What I love is that this could easily be the start of a new "Wild West" era for PC gaming. Consoles can diverge in whatever crazy online pass'd, DLC'd direction they want, but the content authoring tools and distribution methods on PC are only going to get cheaper and better. When you throw combined CPU/GPU setups into the mix, this can be nothing but good news. Time for a renaissance? I think so.
 

SmokyDave

Member
Game is phenomenal and deserves all the success it gets. Minecraft looks awesome too, I'll eventually get around to that bad boy.

Tadale said:
I've got a friend who has seriously put 90 hours into Terraria.
I've put about 70 in and I've played it the least of all my friends.
 

The Technomancer

card-carrying scientician
Terraria and Minecraft both represent something that we haven't really seen ever attempted before in games, and I really hope that they influence many more games from here on out.
 

Angry Fork

Member
mr2xxx said:
PC gaming is dead.
These quotes make no sense. I'm a PC gamer but just because a few indie titles are doing well doesn't mean PC gaming is 'fine' or thriving or whatever. It only means a lot of people like cheap games with great gameplay, nothing more. When PCs stop getting shitty ports, weak optimization, lack of features to their console counter parts, glitches etc. then i'll be willing to say PC gaming is fine but right now there's no way you could say that for a lot of multi-plats. And obviously PC exclusives are out of the question unless they're from those companies overseas that make games for cheap like Witcher 2.
 
The Foul said:
Lol even Tony Montanna wasn't making 3 mil/month & that shit looked well hard to do. Indie game dev is like a get-rich-quick scheme in comparison :p

It's not easy.
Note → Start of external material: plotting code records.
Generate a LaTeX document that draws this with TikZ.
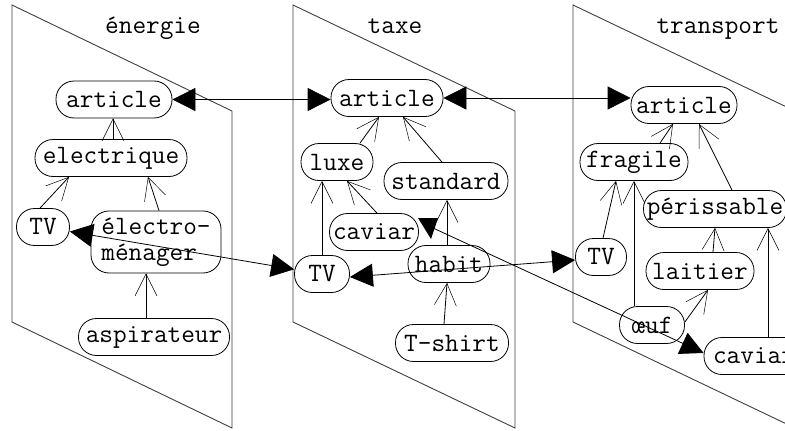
\documentclass[tikz,border=0pt]{standalone}
\usepackage{fontspec}
\usetikzlibrary{arrows.meta}
\begin{document}
\begin{tikzpicture}[x=1pt,y=-1pt,
  box/.style={draw, rounded corners=18pt, font=\ttfamily\fontsize{26.5}{26}\selectfont,
    inner xsep=2pt, inner ysep=2pt, minimum height=37pt, line width=0.8pt},
  lbl/.style={font=\ttfamily\fontsize{26.5}{26}\selectfont, anchor=base, inner sep=0pt},
  plane/.style={draw=black!75, line width=0.9pt},
  isa/.style={line width=0.8pt, -{Straight Barb[length=22pt,width=22pt,line width=0.5pt]}},
  link/.style={line width=0.8pt, {Triangle[length=23pt,width=23pt]}-{Triangle[length=23pt,width=23pt]}},
  linkend/.style={line width=0.8pt, -{Triangle[length=23pt,width=23pt]}},
]
\useasboundingbox (0,0) rectangle (785,431);
\clip (0,0) rectangle (785,431);
\fill[white] (0,0) rectangle (785,431);

% planes
\draw[plane] (12,5) -- (232,111) -- (232,428) -- (12,322) -- cycle;
\draw[plane] (293,5) -- (515,111) -- (515,428) -- (293,322) -- cycle;
\draw[plane] (573,5) -- (795,111) -- (795,428) -- (573,322) -- cycle;

% plane labels
\node[lbl] (l1) at (153,33) {énergie};
\node[lbl] (l2) at (395,33) {taxe};
\node[lbl] (l3) at (718,33) {transport};

% plane 1
\node[box, minimum width=116pt] (a1) at (114,99.5) {article};
\node[box, minimum width=152pt] (e1) at (111,158) {electrique};
\node[box, minimum width=53pt] (tv1) at (43,227) {TV};
\node[box, minimum width=130pt, minimum height=62pt, align=left] (em1) at (156,242) {électro-\\ménager};
\node[box, minimum width=151pt] (asp) at (154,337) {aspirateur};

% plane 2
\node[box, minimum width=112pt] (a2) at (387,98) {article};
\node[box, minimum width=72pt] (lux) at (337,162) {luxe};
\node[box, minimum width=124pt] (std) at (446,181) {standard};
\node[box, minimum width=89pt] (cav2) at (374,232) {caviar};
\node[box, minimum width=55pt] (tv2) at (322,274) {TV};
\node[box, minimum width=82pt] (hab) at (449,264) {habit};
\node[box, minimum width=113pt] (tsh) at (452,343) {T-shirt};

% plane 3
\node[box, minimum width=106pt] (a3) at (684,105) {article};
\node[box, minimum width=108pt] (fra) at (634,162) {fragile};
\node[box, minimum width=143pt] (per) at (715,209) {périssable};
\node[box, minimum width=51pt] (tv3) at (601,257) {TV};
\node[box, minimum width=108pt] (lai) at (700,271) {laitier};
\node[box, minimum width=65pt] (oeuf) at (652,325) {œuf};
\node[box, minimum width=100pt] (cav3) at (754,356) {caviar};

% hierarchy edges plane 1
\draw[isa] ([xshift=2pt]e1.north) -- ([xshift=-1pt]a1.south);
\draw[isa] ([xshift=-3pt]tv1.north) -- ([xshift=-42pt]e1.south);
\draw[isa] ([xshift=3pt]em1.north) -- ([xshift=37pt]e1.south);
\draw[isa] ([xshift=-8pt]asp.north) -- ([xshift=-10pt]em1.south);

% hierarchy edges plane 2
\draw[isa] ([xshift=23pt]lux.north) -- ([xshift=-8pt]a2.south);
\draw[isa] ([xshift=-4pt]std.north) -- ([xshift=16pt]a2.south);
\draw[isa] (tv2.north) -- ([xshift=-15pt]lux.south);
\draw[isa] ([xshift=3pt]cav2.north) -- ([xshift=10pt]lux.south);
\draw[isa] ([xshift=-2pt]hab.north) -- ([xshift=1pt]std.south);
\draw[isa] ([xshift=-8pt]tsh.north) -- ([xshift=-2pt]hab.south);

% hierarchy edges plane 3
\draw[isa] ([xshift=26pt]fra.north) -- ([xshift=-11pt]a3.south);
\draw[isa] ([xshift=17pt]per.north) -- ([xshift=15pt]a3.south);
\draw[isa] ([xshift=2pt]tv3.north) -- ([xshift=-18pt]fra.south);
\draw[isa] ([xshift=-18pt]oeuf.north) -- (fra.south);
\draw[isa] ([xshift=13pt]lai.north) -- (per.south);
\draw[isa] ([yshift=3pt]oeuf.east) -- ([xshift=8pt]lai.south);
\draw[isa] ([xshift=14pt]cav3.north) -- ([xshift=53pt]per.south);

% links between planes
\draw[link] (a1.east) -- (a1.east -| a2.west);
\draw[link] (a2.east) -- (a2.east -| a3.west);
\draw[link] (tv1) -- (tv2);
\draw[link] ([yshift=-3pt]tv2.east) -- ([yshift=-3pt]tv3.west);
\coordinate (cavend) at (433,228);
\draw[linkend] (cavend) -- ([yshift=3pt]cav3.west);
\fill (418,218) -- (438,218) -- (431,239) -- cycle;
\end{tikzpicture}
\end{document}
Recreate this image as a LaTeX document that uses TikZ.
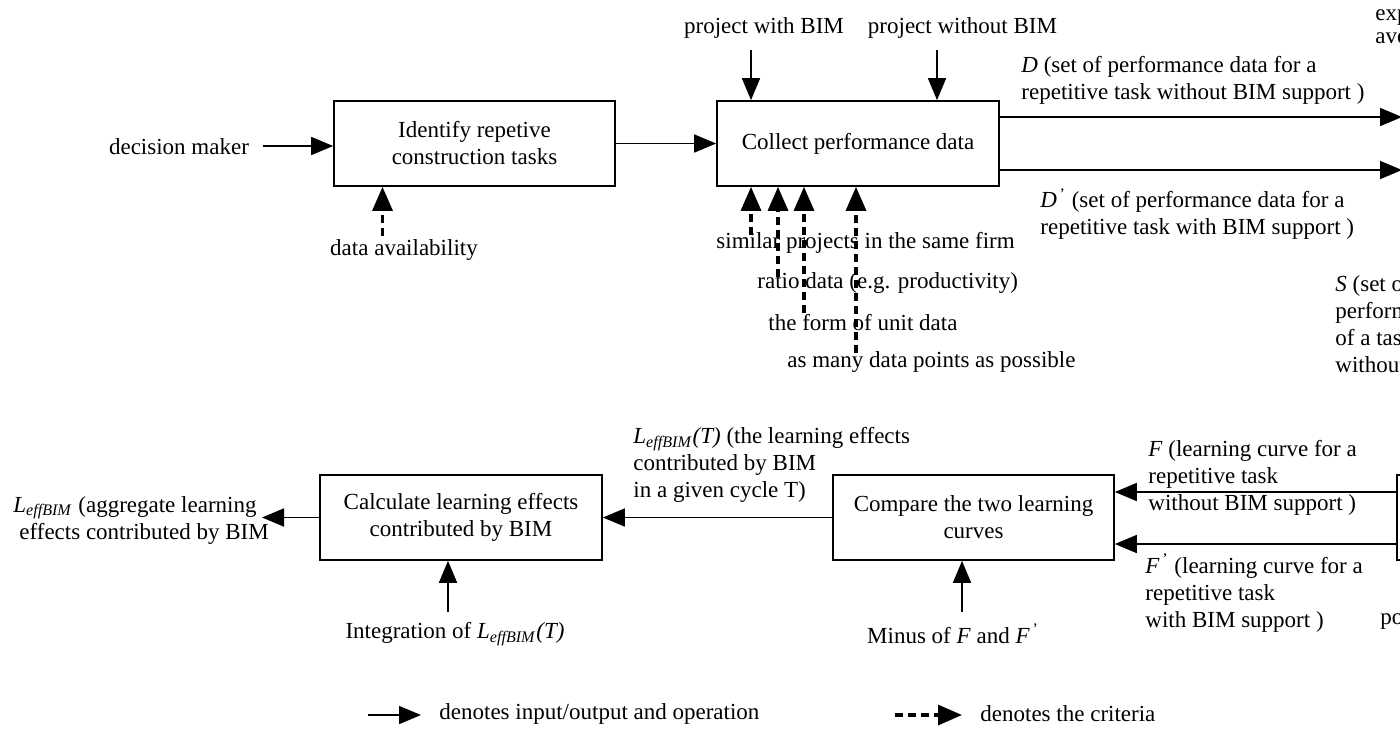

If it were easy we'd be seeing a ton of minecraft clones around. it's insanely difficult and time consuming and even worse as an indie developer when your game that you've worked on for years is a huge flop. Notch and the guys who made Terraria spent a long time working hard to get the games to be good.
 

Saty

Member
Angry Fork said:
These quotes make no sense. I'm a PC gamer but just because a few indie titles are doing well doesn't mean PC gaming is 'fine' or thriving or whatever. It only means a lot of people like cheap games with great gameplay, nothing more. When PCs stop getting shitty ports, weak optimization, lack of features to their console counter parts, glitches etc. then i'll be willing to say PC gaming is fine but right now there's no way you could say that for a lot of multi-plats. And obviously PC exclusives are out of the question unless they're from those companies overseas that make games for cheap like Witcher 2.
Most of these multi-plat titles still offer the best experience on PC even if they aren't perfectly tailored to the platform. Anyhow, that's the publisher responsibility, can't do anything if they remain oblivious. All this gen i read about console games missing expectations while PC games perform above theirs.
And what are you talking about exclusives? 2011 had and still has many.